Sorry, Bitcoin: in the world of crypto ETFs, the blockchain is king.
Over the past few months, the Securities and Exchange Commission (SEC) has been actively rejecting Bitcoinexchange traded-fund (ETF) applications. However, ETFs with exposure to Blockchain technology are more likely to be approved.
Blockchain is the technology developed as the accounting method for the virtual currency Bitcoin.
It is important to understand that blockchains use what's known as distributed ledger technology (DLT), whichis used to verify transactions within digital currencies.
Yesterday, Reality Shares, Inc., a privately owned investment manager, filed an application for a Blockchain ETF called Reality Shares Nasdaq Blockchain Economy to be approved.
Commenting on the Reality Shares, Inc. application, Eddy Travia, CEO of Coinsilium, the blockchain venture builder and investor that finances and manages the development of early-stage blockchain technology companies aid said this move augurs well for the acceptance of blockchain ETFs.
"This application for a fund tracking the performance of an index designed in association with Nasdaq and measuring the returns of blockchain companies is great news for the blockchain industry overall," he said.

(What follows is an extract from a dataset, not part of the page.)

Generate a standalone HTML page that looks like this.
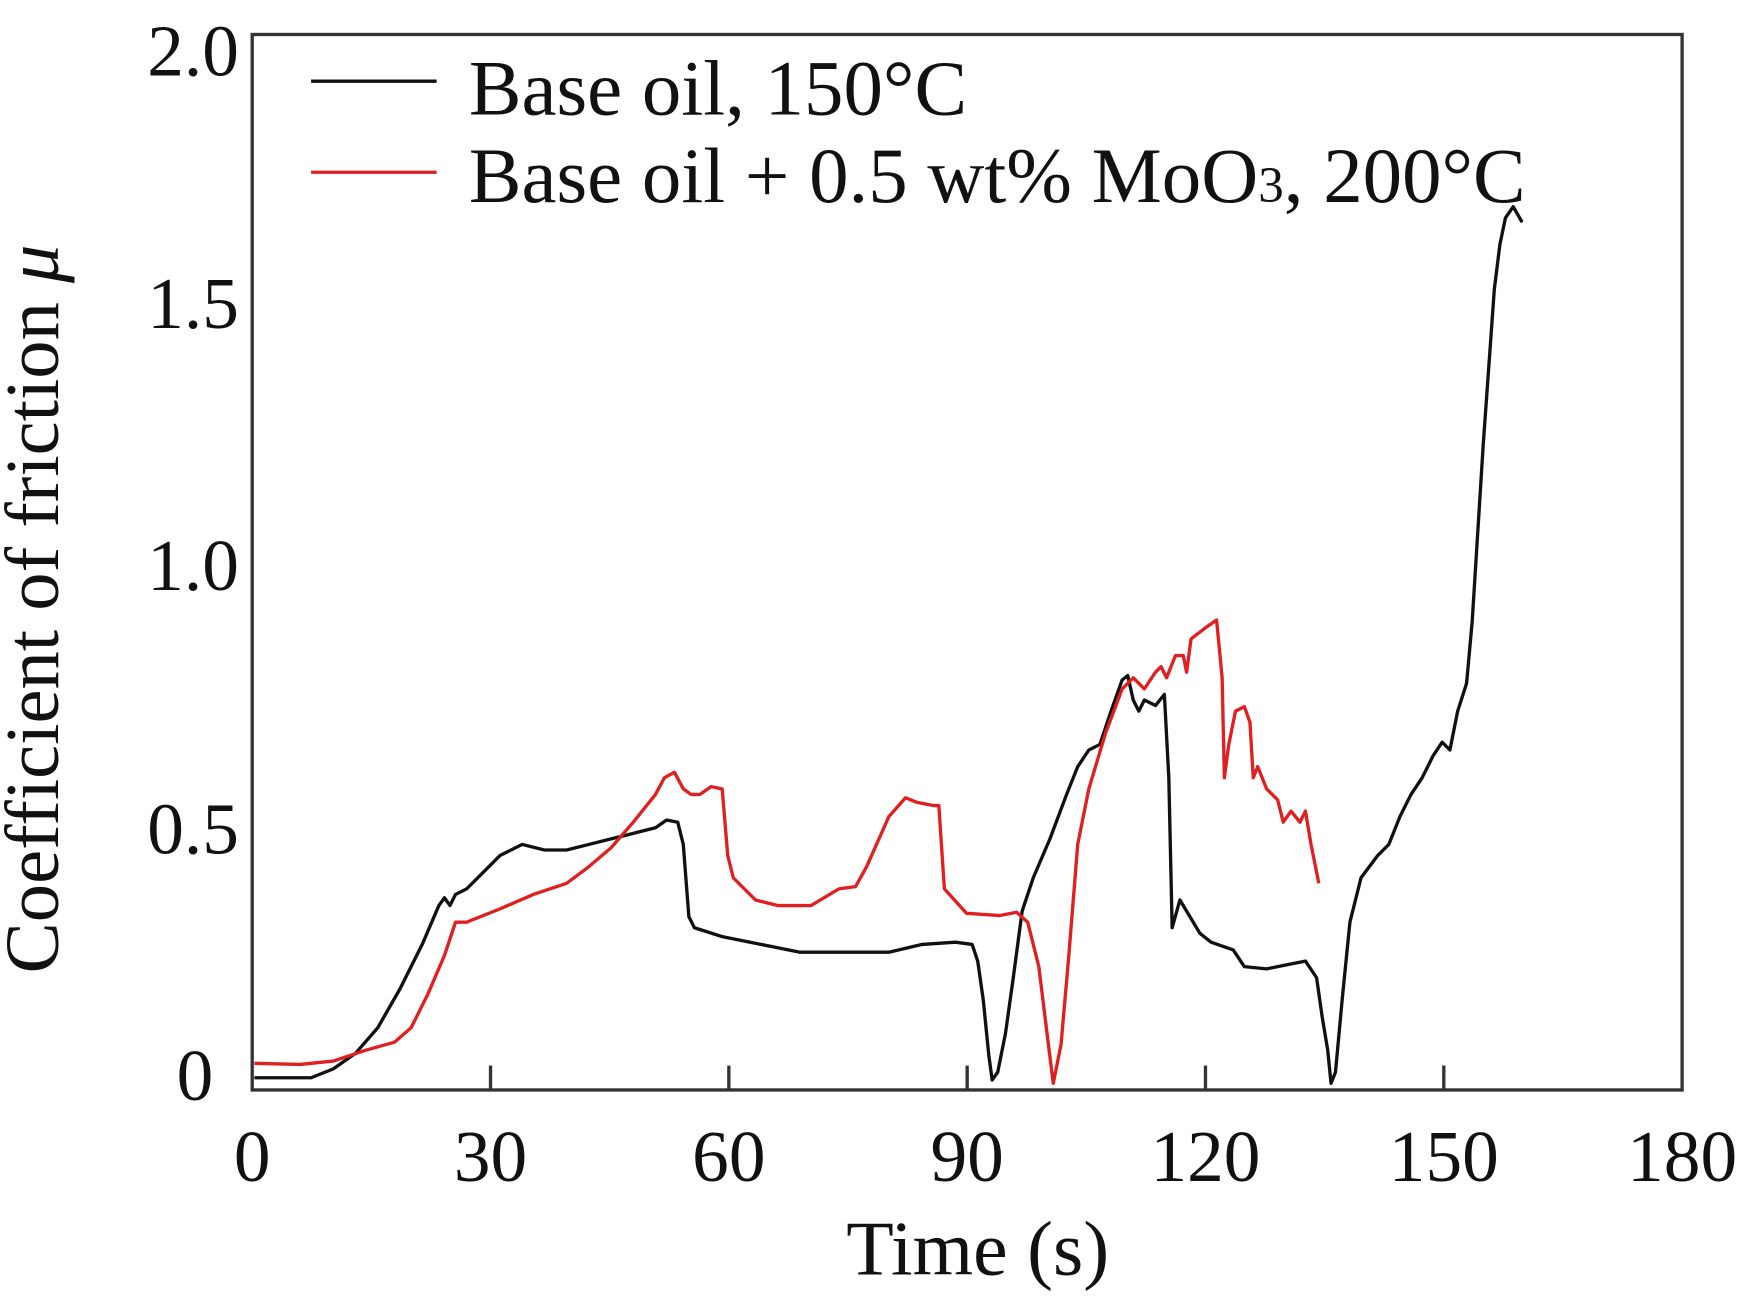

"This initiative brings further legitimacy to blockchain companies, it can be used to highlight the winning strategies and identify the future stars of this competitive space and demonstrates the potential of the blockchain industry as a key investment sector," Travia added.
Bloomberg ETFs analyst Eric Balchunas highlights there are two filings now, another Blockchain ETF application in the running is Amplify Blockchain Leaders ETF. We have yet to see who will be approved.
"I see these as thematic ETFs similar to Lithium ETFs hold Lithium stocks related to that industry," he told TheStreet. "It doesn't track Lithium the commodity."
Commenting on Reality Shares, Inc, application Balchunas believes the two blockchain ETFs are more likely to be approved first.
Recently the SEC told leading fund management firm VanEck that it will not review the firm's registration statement for a Bitcoin ETF. VanEck subsequently withdrew its application for the VanEck Vectors Bitcoin Strategy ETF, which would have relied on combination of bitcoin funds and futures as its components. REX Shares, a Connecticut-based fund management firm with a "focus on delivering new alternative ETPs (exchange traded products)" filed to begin trading on two new actively managed funds, the REX Bitcoin Strategy ETF and the REX Short Bitcoin Strategy ETF, but has also withdrawn its application to the SEC for approval.
"These latest ETFs look like they will track stocks related to blockchain technology and the Rex, the ProShares and the VanEck those were going to track Bitcoin futures," Balchunas said. "The Winklevoss ETF is the one which will track Bitcoin itself."
The blockchain ETFs seem primed to be approved more easily than the Bitcoin ETFs.